Subscription Tips That Save Solo Cooks Time and Money

A few things worth knowing before you subscribe:

Stack intro discounts. Most services offer 40–60% off your first box. If you try one service, cancel, and try another, you can evaluate three or four services at promotional pricing before settling on a regular subscription. This is normal consumer behavior — services expect it.

Order two-serving plans and freeze half. This is especially useful with Factor's pre-made meals. Order the 4-meal minimum, eat two this week, freeze two for next week, and skip the following week's delivery.

Adjust your delivery day. Most services let you choose a delivery day. Match it to your weekly schedule — if you're always busy Tuesday through Thursday, get your box on Friday so you cook over the weekend when you have time.

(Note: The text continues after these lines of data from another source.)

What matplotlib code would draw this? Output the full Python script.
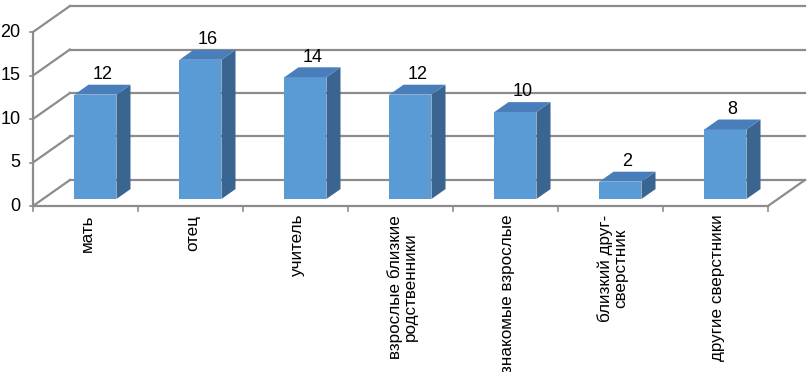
import matplotlib.pyplot as plt
from matplotlib.patches import Polygon

plt.rcParams['font.family'] = ['Liberation Sans', 'DejaVu Sans']

# data
categories = ['мать', 'отец', 'учитель', 'взрослые близкие\nродственники',
              'знакомые взрослые', 'близкий друг-\nсверстник', 'другие сверстники']
values = [12, 16, 14, 12, 10, 2, 8]
y_ticks = [0, 5, 10, 15, 20]

# oblique projection of the depth axis (in data units)
dep_x, dep_y = 0.352, 2.99
n = len(categories)
ymax = 20

fig = plt.figure(figsize=(8.08, 3.72), dpi=100)
ax = fig.add_axes([0, 0, 1, 1])
ax.set_xlim(-0.314, 7.381)
ax.set_ylim(-19.08, 23.68)
ax.axis('off')

grid_c = '#8c8c8c'
lw = 1.6

# back wall gridlines and left wall diagonals
for t in y_ticks:
    ax.plot([dep_x, n + dep_x], [t + dep_y, t + dep_y], color=grid_c, lw=lw, zorder=1)
    ax.plot([0, dep_x], [t, t + dep_y], color=grid_c, lw=lw, zorder=1)
    ax.plot([-0.03, 0], [t, t], color=grid_c, lw=1.2, zorder=1)
    ax.text(-0.12, t, str(t), ha='right', va='center', fontsize=13, color='black')

# floor
ax.plot([0, n], [0, 0], color=grid_c, lw=lw, zorder=1)
ax.plot([n, n + dep_x], [0, dep_y], color=grid_c, lw=lw, zorder=1)
# left axis
ax.plot([0, 0], [0, ymax], color=grid_c, lw=lw, zorder=1)
# category ticks
for i in range(n + 1):
    ax.plot([i, i], [0, -0.6], color=grid_c, lw=1.2, zorder=1)

# 3d bars
front_c = '#5b9bd5'
side_c = '#3b6591'
top_c = '#4a7ebb'
d0, d1 = 0.27, 0.65   # depth range of the bars
bw = 0.4
for i, v in enumerate(values):
    x0 = i + 0.3 + d0 * dep_x
    y0 = d0 * dep_y
    x1 = x0 + bw
    ox = (d1 - d0) * dep_x
    oy = (d1 - d0) * dep_y
    ax.add_patch(Polygon([(x0, y0), (x1, y0), (x1, y0 + v), (x0, y0 + v)],
                         closed=True, fc=front_c, ec='none', zorder=3))
    ax.add_patch(Polygon([(x1, y0), (x1 + ox, y0 + oy), (x1 + ox, y0 + oy + v), (x1, y0 + v)],
                         closed=True, fc=side_c, ec='none', zorder=3))
    ax.add_patch(Polygon([(x0, y0 + v), (x1, y0 + v), (x1 + ox, y0 + v + oy), (x0 + ox, y0 + v + oy)],
                         closed=True, fc=top_c, ec='none', zorder=3))
    ax.text(x0 + bw / 2 + ox / 2, y0 + v + oy + 0.2, str(v), ha='center', va='bottom',
            fontsize=13, color='black', zorder=4)

# category labels
for i, c in enumerate(categories):
    ax.text(i + 0.52, -1.0, c, rotation=90, ha='center', va='top', fontsize=12.3,
            multialignment='center', linespacing=1.0)

fig.savefig('out.png', dpi=100)
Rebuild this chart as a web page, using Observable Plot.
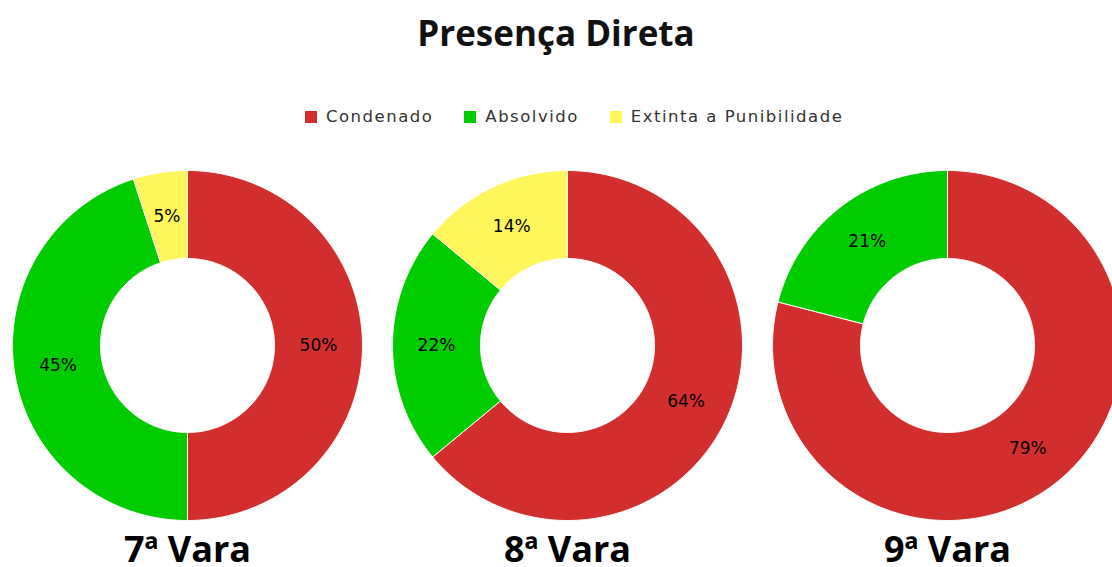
<!DOCTYPE html>
<html>
<head>
<meta charset="utf-8">
<script src="https://cdn.jsdelivr.net/npm/d3@7"></script>
<script src="https://cdn.jsdelivr.net/npm/@observablehq/plot@0.6"></script>
<style>
  html, body { margin: 0; padding: 0; background: #fff; width: 1112px; height: 567px; overflow: hidden; }
  #title { position: absolute; left: 0; width: 1112px; top: 15px; text-align: center;
           font-family: "Open Sans", sans-serif; font-weight: 700; font-size: 35px; line-height: 1; color: #111; }
  #legend { position: absolute; left: 0; width: 1112px; top: 100px; }
  #legend .lg-swatches { justify-content: flex-start; padding-left: 305px; }
  #legend .lg-swatch { margin-right: 31px !important; }
  #legend .lg-swatch > svg { margin-right: 9px !important; }
  #chart { position: absolute; left: 0; top: 150px; }
</style>
</head>
<body>
<div id="title">Presença Direta</div>
<div id="legend"></div>
<div id="chart"></div>
<script>
// ---- data ----
const varas = ["7ª Vara", "8ª Vara", "9ª Vara"];
const categorias = ["Condenado", "Absolvido", "Extinta a Punibilidade"];
const condenado = [50, 64, 79];
const absolvido = [45, 22, 21];
const extinta = [5, 14, 0];
const cores = ["#D32E2E", "#00CC00", "#FEF65B"];

// ---- build wedge polygons (unit = px, radii in px) ----
const R_OUT = 175, R_IN = 87;
const wedges = [];
const labels = [];
varas.forEach((vara, i) => {
  const vals = [condenado[i], absolvido[i], extinta[i]];
  const total = d3.sum(vals);
  let acc = 0;
  categorias.forEach((cat, j) => {
    const v = vals[j];
    if (!v) return;
    const a0 = acc / total * 2 * Math.PI;
    acc += v;
    const a1 = acc / total * 2 * Math.PI;
    const n = Math.max(2, Math.ceil((a1 - a0) / (Math.PI / 180)));
    const key = vara + "|" + cat;
    const pts = [];
    for (let k = 0; k <= n; k++) {
      const a = a0 + (a1 - a0) * k / n;
      pts.push({vara, cat, key, x: R_OUT * Math.sin(a), y: R_OUT * Math.cos(a)});
    }
    for (let k = n; k >= 0; k--) {
      const a = a0 + (a1 - a0) * k / n;
      pts.push({vara, cat, key, x: R_IN * Math.sin(a), y: R_IN * Math.cos(a)});
    }
    pts.push({...pts[0]});
    wedges.push(...pts);
    const am = (a0 + a1) / 2, rm = (R_OUT + R_IN) / 2;
    labels.push({vara, cat, x: rm * Math.sin(am), y: rm * Math.cos(am), text: v + "%"});
  });
});

const color = {domain: categorias, range: cores};

const chart = Plot.plot({
  width: 1112,
  height: 417,
  marginLeft: 0,
  marginRight: 0,
  marginTop: 0,
  marginBottom: 0,
  facet: {marginTop: 0, marginBottom: 0, marginLeft: 0, marginRight: 0},
  fx: {domain: varas, range: [-3, 1137], padding: 0, axis: null},
  x: {domain: [-190, 190], axis: null},
  y: {domain: [-222, 195], axis: null},
  color,
  marks: [
    Plot.line(wedges, {fx: "vara", x: "x", y: "y", z: "key", fill: "cat", stroke: "white", strokeWidth: 1, curve: "linear"}),
    Plot.text(labels, {fx: "vara", x: "x", y: "y", text: "text", fill: "#000", fontSize: 17, fontFamily: "DejaVu Sans", style: "letter-spacing:1px"}),
    Plot.text(varas, {fx: d => d, text: d => d, frameAnchor: "bottom", dy: -6, fontSize: 36, fontWeight: "bold", fontFamily: "Open Sans", fill: "#000"})
  ]
});
document.getElementById("chart").appendChild(chart);

const legend = Plot.legend({
  color,
  swatchSize: 12,
  className: "lg",
  style: {fontFamily: "DejaVu Sans", fontSize: "16.5px", letterSpacing: "1.5px", color: "#333"}
});
document.getElementById("legend").appendChild(legend);
</script>
</body>
</html>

Who Should (and Shouldn't) Try Meal Kit Delivery for One Person

Good fit if: - You regularly spend $50–$80/week on takeout or convenience food and want something healthier - You live alone and find grocery shopping for one person leads to constant waste - You're learning to cook and want structured, scaled recipes - You travel less than two weeks per month (so skipping rarely becomes a hassle)

Not a great fit if: - Your schedule is completely unpredictable — you'll spend more time skipping and pausing than actually cooking - You already cook efficiently and shop smart at Trader Joe's or a local market - You eat out for social reasons most nights and only cook occasionally - The $60–$80/week spend doesn't fit your budget after you clear the intro discount period

If you're on the fence, start with Factor for two weeks (zero cooking, just heat and eat) to see if meal delivery actually fits your life before committing to a cook-at-home plan. Cancel if it doesn't stick. No shame in that.


Your next step: Pick one service from this list that matches your biggest constraint — budget, flexibility, or health goals — grab the first-box discount, and actually cook or heat the meals the day they arrive. That single habit of cooking the box same-week is what separates people who love meal kits from people who cancel after three weeks with a box of wilted produce in their fridge.